L’effort des opérations de maintien de la paix en la matière doit être un effort « séquencé », adapté à la phase de la crise, centré sur quelques priorités initiales qui impliquent des experts en nombre et en qualification ajustés aux besoins et aux capacités de l’État, en étroite relation avec la multiplicité des acteurs internationaux que sont l’Union européenne, les partenaires bilatéraux et les autres bailleurs. Il est important que le Conseil dispose d’éléments précis sur la mise en œuvre des programmes de réforme du secteur de la sécurité et malheureusement, ce n’est pas toujours le cas. Le représentant a donc réitéré son appel à ce que les représentants spéciaux du Secrétaire général détaillent encore mieux ces processus lors des différents briefings. Ce Conseil doit pouvoir disposer d’une évaluation régulière des résultats et des améliorations à apporter, a insisté le représentant.
Mme U. JOY OGWU (Nigéria) a estimé que cette réunion donne l’occasion au Conseil de sécurité de progresser dans le débat relatif à la réforme du secteur de la sécurité et d’envisager des exemples concrets de la mise en œuvre de la résolution 2151. Le nombre de mandats confiés par le Conseil en matière de réforme du secteur de la sécurité ne cesse d’augmenter, a constaté la représentante en saluant le travail du PNUD. Avec la multiplication des acteurs, il est impératif de déterminer clairement le rôle des uns et des autres et de répartir judicieusement les tâches, a-t-elle estimé.
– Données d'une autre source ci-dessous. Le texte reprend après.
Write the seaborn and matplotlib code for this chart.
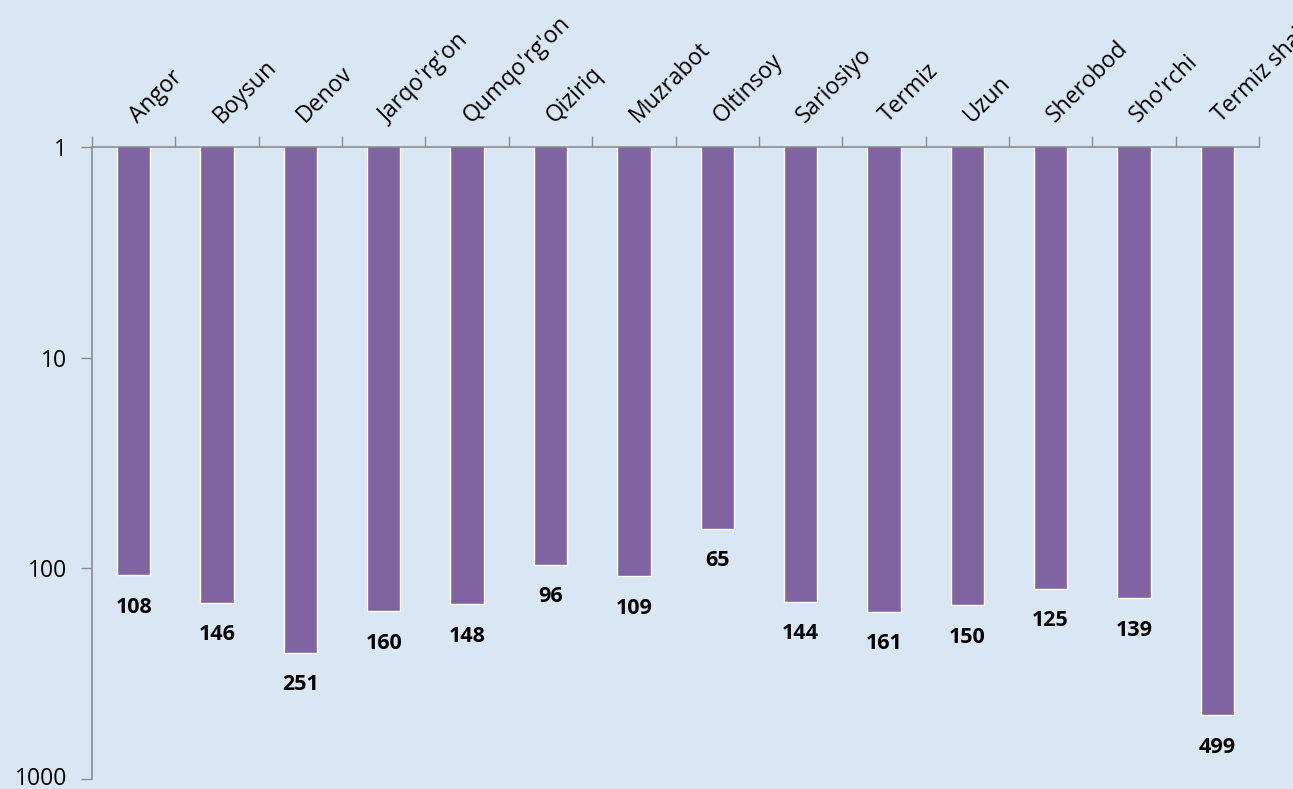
import numpy as np
import pandas as pd
import matplotlib
matplotlib.use("Agg")
import matplotlib.pyplot as plt
import matplotlib.transforms as mtransforms
import seaborn as sns

districts = ["Angor", "Boysun", "Denov", "Jarqo'rg'on", "Qumqo'rg'on", "Qiziriq",
             "Muzrabot", "Oltinsoy", "Sariosiyo", "Termiz", "Uzun", "Sherobod",
             "Sho'rchi", "Termiz shahri"]
counts = [108, 146, 251, 160, 148, 96, 109, 65, 144, 161, 150, 125, 139, 499]
y_ticks = [1, 10, 100, 1000]

BG = "#D9E6F4"
BAR = "#8064A2"
AXIS = "#8C8C8C"

sns.set_theme(style="white")
plt.rcParams["font.family"] = ["Open Sans", "DejaVu Sans"]

df = pd.DataFrame({"district": districts, "count": counts})

fig = plt.figure(figsize=(12.93, 7.89), dpi=100)
fig.patch.set_facecolor(BG)
ax = fig.add_axes([0.0712, 0.0127, 0.9025, 0.801])
ax.set_facecolor(BG)

sns.barplot(data=df, x="district", y="count", color=BAR, width=0.4,
            edgecolor="white", linewidth=1, saturation=1, ax=ax)

ax.set_yscale("log")
ax.set_ylim(1000, 1)
ax.set_xlim(-0.5, len(districts) - 0.5)
ax.set_yticks(y_ticks)
ax.set_yticklabels([str(t) for t in y_ticks], fontsize=16.5, color="black")
ax.yaxis.set_minor_locator(matplotlib.ticker.NullLocator())
ax.tick_params(axis="y", which="major", length=8, width=1, color=AXIS,
               direction="out", left=True, pad=10)
# bottom label sits low, like the original, but stays inside the figure
last = ax.get_yticklabels()[-1]
last.set_va("baseline")
last.set_transform(last.get_transform() +
                   mtransforms.ScaledTranslation(0, -0.06, fig.dpi_scale_trans))

# category labels on top (drawn as annotations), ticks between categories
ax.xaxis.tick_top()
ax.set_xticks(range(len(districts)))
ax.set_xticklabels([""] * len(districts))
ax.set_xticks(np.arange(-0.5, len(districts)), minor=True)
ax.tick_params(axis="x", which="major", length=0, top=True, bottom=False)
ax.tick_params(axis="x", which="minor", length=8, width=1, color=AXIS,
               direction="out", top=True, bottom=False)
for i, name in enumerate(districts):
    ax.annotate(name, (i, 1), xytext=(3, 17), textcoords="offset points",
                rotation=45, rotation_mode="anchor", ha="left", va="baseline",
                fontsize=16.5, color="black", annotation_clip=False)
ax.set_xlabel("")
ax.set_ylabel("")

for side in ["right", "bottom"]:
    ax.spines[side].set_visible(False)
for side in ["left", "top"]:
    ax.spines[side].set_color(AXIS)
    ax.spines[side].set_linewidth(1.2)

for i, v in enumerate(counts):
    ax.annotate(str(v), (i, v), xytext=(0, -23), textcoords="offset points",
                ha="center", va="center", fontsize=15.5, fontweight="bold",
                color="black")

fig.savefig("out.png", dpi=100, facecolor=BG)
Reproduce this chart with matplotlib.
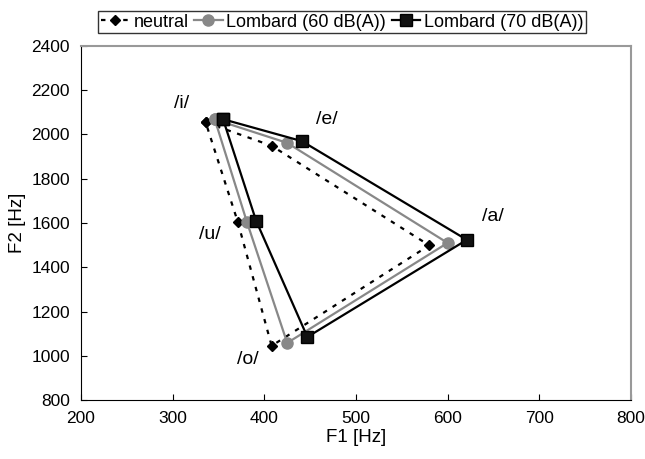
import matplotlib
matplotlib.use("Agg")
import matplotlib.pyplot as plt

plt.rcParams['font.family'] = ['Liberation Sans', 'DejaVu Sans']

# vowel order around the polygon: i, e, a, o, u, back to i
vowels = ['/i/', '/e/', '/a/', '/o/', '/u/']

neutral_f1 = [336, 408, 580, 408, 371]
neutral_f2 = [2055, 1949, 1499, 1045, 1606]

lomb60_f1 = [346, 425, 600, 425, 381]
lomb60_f2 = [2068, 1962, 1510, 1058, 1605]

lomb70_f1 = [355, 441, 621, 447, 391]
lomb70_f2 = [2069, 1970, 1524, 1085, 1611]

# label positions for the vowel names
label_f1 = [310, 468, 649, 382, 341]
label_f2 = [2141, 2066, 1628, 981, 1546]


def closed(v):
    return v + v[:1]


fig = plt.figure(figsize=(6.45, 4.59), dpi=100)
ax = fig.add_axes([0.1256, 0.1285, 0.8525, 0.7713])

ax.plot(closed(neutral_f1), closed(neutral_f2), color='black', linestyle=(0, (2, 3)),
        linewidth=1.6, marker='D', markersize=5.5, label='neutral')
ax.plot(closed(lomb60_f1), closed(lomb60_f2), color='#888888', linestyle='-',
        linewidth=1.6, marker='o', markersize=8, label='Lombard (60 dB(A))')
ax.plot(closed(lomb70_f1), closed(lomb70_f2), color='black', linestyle='-',
        linewidth=1.6, marker='s', markersize=8, markerfacecolor='#111111',
        label='Lombard (70 dB(A))')

for name, x, y in zip(vowels, label_f1, label_f2):
    ax.text(x, y, name, fontsize=14, ha='center', va='center')

ax.set_xlim(200, 800)
ax.set_ylim(800, 2400)
ax.set_xticks(range(200, 801, 100))
ax.set_yticks(range(800, 2401, 200))
ax.tick_params(direction='in', labelsize=12.5, length=4, pad=8)
ax.set_xlabel('F1 [Hz]', fontsize=13.5, labelpad=2)
ax.set_ylabel('F2 [Hz]', fontsize=13.5, labelpad=4)

ax.spines['top'].set_color('#999999')
ax.spines['right'].set_color('#999999')
ax.spines['top'].set_linewidth(1.5)
ax.spines['right'].set_linewidth(1.5)

leg = ax.legend(loc='lower center', bbox_to_anchor=(0.475, 1.01), ncol=3,
                frameon=True, fancybox=False, edgecolor='black', fontsize=13,
                handlelength=1.6, handletextpad=0.2, columnspacing=0.3,
                borderpad=0.15, borderaxespad=0.5)
leg.get_frame().set_linewidth(1.0)

fig.savefig('out.png', dpi=100)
Elle a appuyé la proposition de M. Titov d’établir un « pacte » entre les opérations de maintien de la paix, les partenaires internationaux et les pays hôtes pour éviter les doublons et garantir la redevabilité et la transparence. Les États hôtes doivent jouer un rôle de chef de file, en déterminant leurs priorités. La représentante a particulièrement salué le Cadre stratégique de l’Union africaine qui souligne la complexité des relations avec les cadres des anciens secteurs de la sécurité et le rôle et la résilience des autorités coutumières. Elle s’est félicitée aussi de la mise en place d’un Cadre par la Communauté économique des États de l’Afrique de l’Ouest (CEDEAO) qui pourrait compléter le processus de la réforme au niveau régional. Si nous avons maintenant une plateforme d’action avec la résolution 2151, nous devons faire davantage et promouvoir l’implication concertée de tous les acteurs, a conclu la représentante.